We have focused on the RERI in this paper as a measure of additive interaction. The synergy index is also sometimes considered6 (which is the ratio of the extent to which the risk of the doubly exposed group exceeds 1 to the extent to which the sum of the singly exposed groups exceeds 1). However, this measure should only be used if the doubly unexposed group is the one with the lowest absolute risk.30 Although some prefer the synergy index, arguments for using RERI are given above and elsewhere.31,32 Both could potentially be reported.

Our proposal will hopefully encourage researchers to present interaction analyses in as informative a manner as possible.

Supplementary Data

Supplementary Data are available at IJE online.

Funding

This study was performed within the context of the Escher project (T6-202), a project of the Dutch Top Institute Pharma. National Institutes of Health (grant R01 ES017876 to T.V.).

Supplementary Material

Supplementary Data

Acknowledgements

We want to thank Prof. J.P. Vandenbroucke, PhD, Leiden UMC, The Netherlands, for his helpful comments on an earlier version of this article. We want to acknowledge C.H. van Gils, PhD, UMC Utrecht, The Netherlands, for providing data that we used for the examples in this article.

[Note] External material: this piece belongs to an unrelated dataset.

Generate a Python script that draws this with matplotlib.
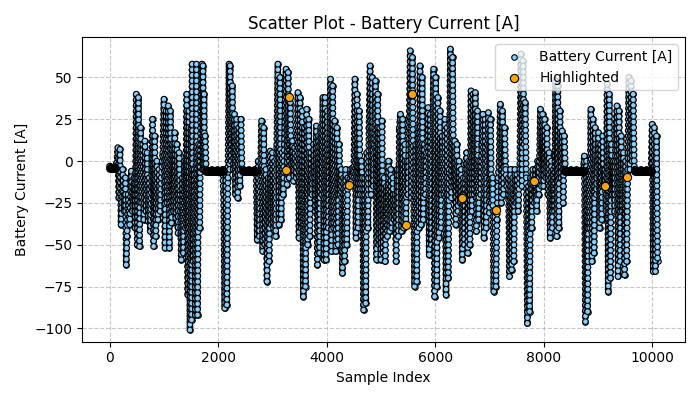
import matplotlib
matplotlib.use("Agg")
import matplotlib.pyplot as plt
import matplotlib.patheffects as pe

# ── signal turning points (sample index, current in A) ────
seg_a_idx = [0, 90, 130, 150, 170, 190, 210, 240, 270, 290,
             305, 320, 340, 370, 400, 420, 450, 470, 490, 510,
             530, 550, 570, 590, 610, 630, 650, 670, 690, 710,
             730, 750, 770, 790, 810, 830, 850, 870, 890, 910,
             930, 950, 980, 1000, 1020, 1040, 1060, 1080, 1100, 1120,
             1140, 1160, 1180]
seg_a_cur = [-3, -5, -1, 8, -22, 7, -38, -5, -30, -10,
             -62, -45, -20, -38, -6, -30, -10, -40, 40, -50,
             38, -51, 20, -25, 10, -35, 12, -30, 5, -36,
             -10, -42, -15, 25, -51, 15, -45, 0, -35, -5,
             -30, -10, 5, 37, -52, 30, -25, 33, -52, 30,
             -37, 10, -30]

seg_b_idx = [1200, 1220, 1240, 1260, 1280, 1300, 1320, 1340, 1360, 1380,
             1400, 1420, 1440, 1460, 1480, 1500, 1510, 1520, 1540, 1560,
             1580, 1600, 1620, 1640, 1660, 1680, 1700, 1710, 1720, 1730,
             1740, 1750, 1760, 1780, 2080, 2100, 2120, 2140, 2160, 2180,
             2200, 2210, 2220, 2240, 2260, 2280, 2300, 2320, 2340, 2360,
             2380, 2400, 2420, 2440, 2460]
seg_b_cur = [17, -34, 10, -43, 5, -20, -59, -10, -55, 0,
             -40, 40, -80, 30, -101, 20, -95, 58, -60, -5,
             -92, 58, -92, 10, -40, 30, 58, -5, 57, -5,
             40, -5, 15, -5, -5, -20, -88, -5, -86, -10,
             58, -5, 57, 0, 45, -5, 28, -20, 25, -22,
             20, -15, 25, -5, -5]

seg_c_idx = [2700, 2720, 2740, 2760, 2780, 2800, 2820, 2840, 2860, 2880,
             2900, 2920, 2940, 2960, 2980, 3000, 3020, 3040, 3060, 3080,
             3100, 3120, 3140, 3160, 3180, 3200, 3220, 3250, 3270, 3290,
             3310, 3330, 3350, 3370, 3390, 3410, 3440, 3470, 3490, 3510,
             3530, 3550, 3570, 3590, 3610, 3630, 3650, 3670, 3690, 3710,
             3730, 3760, 3790, 3810, 3830, 3850, 3870, 3890, 3910, 3930,
             3950]
seg_c_cur = [-5, -47, 0, -45, -5, 24, -54, 20, -50, -5,
             -72, -10, -60, 6, -38, 5, -40, 0, -45, 10,
             58, -38, 50, -35, 5, -20, 10, 55, -14, 53,
             -10, 35, -5, 12, -12, 8, -10, 41, -46, 38,
             -40, 30, -81, 20, -75, 31, -50, 25, -45, 5,
             -20, 10, -30, 21, -62, 15, -55, 20, -20, 38,
             -59]

seg_d_idx = [3970, 3990, 4010, 4030, 4050, 4070, 4090, 4110, 4130, 4150,
             4170, 4190, 4210, 4230, 4250, 4270, 4290, 4310, 4330, 4350,
             4370, 4390, 4420, 4440, 4460, 4480, 4500, 4520, 4540, 4560,
             4580, 4600, 4620, 4640, 4660, 4680, 4700, 4720, 4740, 4760,
             4780, 4800, 4820, 4840, 4860, 4880, 4900, 4920, 4940, 4960,
             4980, 5000, 5020, 5040, 5060, 5080, 5100, 5120, 5140, 5160,
             5180, 5200, 5220, 5240]
seg_d_cur = [38, -59, 30, -40, 0, 49, -54, 45, -40, 24,
             -54, 20, -50, 10, -20, -5, -67, -10, -60, -5,
             -50, -10, -14, -5, -12, -4, -10, 49, -46, 40,
             -40, 30, -20, 0, -10, -89, -10, -85, 5, -40,
             20, 57, -20, 50, -15, 10, 48, -59, 40, -50,
             20, -59, 24, -55, -10, -60, -15, -45, 0, -42,
             -5, -40, -10, -35]

seg_e_idx = [5260, 5280, 5300, 5320, 5340, 5360, 5380, 5400, 5420, 5440,
             5460, 5480, 5500, 5520, 5540, 5560, 5580, 5600, 5620, 5640,
             5660, 5680, 5700, 5720, 5740, 5760, 5780, 5800, 5820, 5840,
             5870, 5890, 5910, 5930, 5950, 5970, 5990, 6010, 6030, 6050,
             6070, 6090, 6110, 6130, 6160, 6180, 6200, 6220, 6240, 6260,
             6280, 6300, 6320, 6340, 6360, 6380, 6400, 6420, 6440, 6460,
             6480, 6500, 6520, 6540, 6560, 6580, 6600, 6620, 6640, 6660,
             6680, 6700, 6720]
seg_e_cur = [-20, -60, -5, -45, 20, 28, -42, 25, -40, 10,
             -38, 0, -20, 20, 66, -22, 62, -10, -75, 10,
             -72, 20, -40, 57, -38, 50, -35, 10, -20, 5,
             32, -56, 28, -50, 10, 55, -81, 50, -75, 38,
             -46, 30, -40, 15, -20, 25, -80, 20, -70, -5,
             67, -22, 62, -15, 12, -38, 10, -30, 0, -25,
             -5, -59, -10, -50, -5, 5, -55, 0, -50, 42,
             -30, 40, -20]

seg_f_idx = [6740, 6760, 6780, 6800, 6820, 6840, 6860, 6880, 6900, 6920,
             6940, 6960, 6980, 7000, 7020, 7040, 7060, 7080, 7100, 7120,
             7140, 7160, 7180, 7200, 7220, 7240, 7260, 7280, 7300, 7320,
             7350, 7370, 7390, 7410, 7430, 7450, 7470, 7490, 7510, 7530,
             7560, 7580, 7600, 7620, 7640, 7660, 7680, 7700, 7720, 7740,
             7760, 7780, 7800, 7830, 7850, 7870, 7890, 7910, 7940, 7960,
             7980, 8000, 8020, 8040, 8060, 8080, 8100]
seg_f_cur = [41, -42, 30, -35, 0, -20, 10, 28, -46, 25,
             -40, 10, 29, -31, 25, -25, -10, -78, -30, -75,
             -35, -10, 0, 34, -25, 30, -20, 20, -5, -15,
             -10, -69, -5, -65, -10, -60, -5, -25, -8, -30,
             -5, 64, -15, 60, 10, 35, -10, -97, -15, -90,
             -10, -40, -5, -25, -5, -30, 0, -20, 31, -15,
             28, -15, 25, -10, 20, -20, 5]

seg_g_idx = [8120, 8140, 8160, 8180, 8200, 8220, 8240, 8260, 8280, 8300,
             8320, 8340, 8360, 8380, 8400, 8730, 8750, 8770, 8790, 8810,
             8830, 8850, 8870, 8890, 8910, 8930, 8950, 8970, 8990, 9010,
             9030, 9050, 9070, 9090, 9110, 9130, 9150, 9170, 9190, 9210,
             9230, 9250, 9270, 9290, 9310, 9330, 9350, 9370, 9390, 9410,
             9430, 9450]
seg_g_cur = [-46, 0, -40, -5, -30, 48, -45, 45, -40, 30,
             -10, 18, -25, 15, -5, -5, 3, -96, 0, -90,
             -5, -40, 31, -60, 25, -55, 20, -20, 0, 17,
             -40, 10, -35, 15, -15, -5, -30, 46, -78, 40,
             -70, 10, -20, 0, -30, 20, 33, -69, 30, -60,
             15, -30]

seg_h_idx = [9470, 9490, 9510, 9530, 9550, 9570, 9590, 9610, 9630, 9650,
             9670, 9690, 9980, 10000, 10020, 10040, 10060, 10080, 10100]
seg_h_cur = [5, -68, 0, -60, -5, 50, -5, 48, 0, 40,
             -5, -5, -5, 22, -66, 20, -66, 15, -60]

# flat idle stretches (dense black band near -5 A)
idle_start = [0, 1770, 2460, 8390, 9680]
idle_end = [100, 2090, 2700, 8740, 9980]
idle_level = [-4, -6, -6, -6, -6]

# highlighted samples
hl_idx = [3247, 3300, 4410, 5461, 5578, 6489, 7128, 7829, 9133, 9545]
hl_cur = [-5.5, 38.5, -14, -38, 40, -22, -29, -12, -15, -9.5]

sample_idx = (seg_a_idx + seg_b_idx + seg_c_idx + seg_d_idx +
              seg_e_idx + seg_f_idx + seg_g_idx + seg_h_idx)
current = (seg_a_cur + seg_b_cur + seg_c_cur + seg_d_cur +
           seg_e_cur + seg_f_cur + seg_g_cur + seg_h_cur)
assert len(sample_idx) == len(current)

# ── plot ───────────────────────────────────────────────────────────────────────
fig, ax = plt.subplots(figsize=(7, 4), dpi=100)

ax.scatter(sample_idx, current, s=16, c="lightskyblue", edgecolors="black",
           linewidths=0.8, zorder=1, label="Battery Current [A]")

# dense samples between turning points: a chain of outlined dots per stroke
dot_style = dict(color="lightskyblue", lw=3.3, linestyle=(0, (0.01, 1.2)),
                 dash_capstyle="round",
                 path_effects=[pe.Stroke(linewidth=5.0, foreground="black"),
                               pe.Normal()])
for i in range(len(sample_idx) - 1):
    ax.plot(sample_idx[i:i + 2], current[i:i + 2], zorder=2, **dot_style)

ax.hlines(idle_level, idle_start, idle_end, colors="black", lw=6.5,
          capstyle="round", zorder=2.5)

ax.scatter(hl_idx, hl_cur, s=35, c="orange", edgecolors="black",
           linewidths=0.8, zorder=3, label="Highlighted")

ax.set_xlim(-505, 10605)
ax.set_ylim(-108, 74)
ax.set_title("Scatter Plot - Battery Current [A]")
ax.set_xlabel("Sample Index")
ax.set_ylabel("Battery Current [A]")
ax.grid(True, linestyle="--", alpha=0.7)
ax.legend(loc="upper right")

plt.tight_layout()
plt.savefig("out.png", dpi=100)
plt.close()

Conflict of interest: None declared.

KEY MESSAGES.

  • We provide recommendations for presenting effect modification and interaction in such a way that readers have sufficient information to draw conclusions about the size and significance of effect modification and interaction on both the additive and multiplicative scales.

  • We distinguish two cases: when the causal effect of intervening on one exposure, across strata of another factor, is of interest (‘effect modification’); and when the causal effect of intervening on two exposures is of interest (‘interaction’).

  • Our proposal consists of presenting four pieces of information to provide readers with the information needed to assess effect modification or interaction.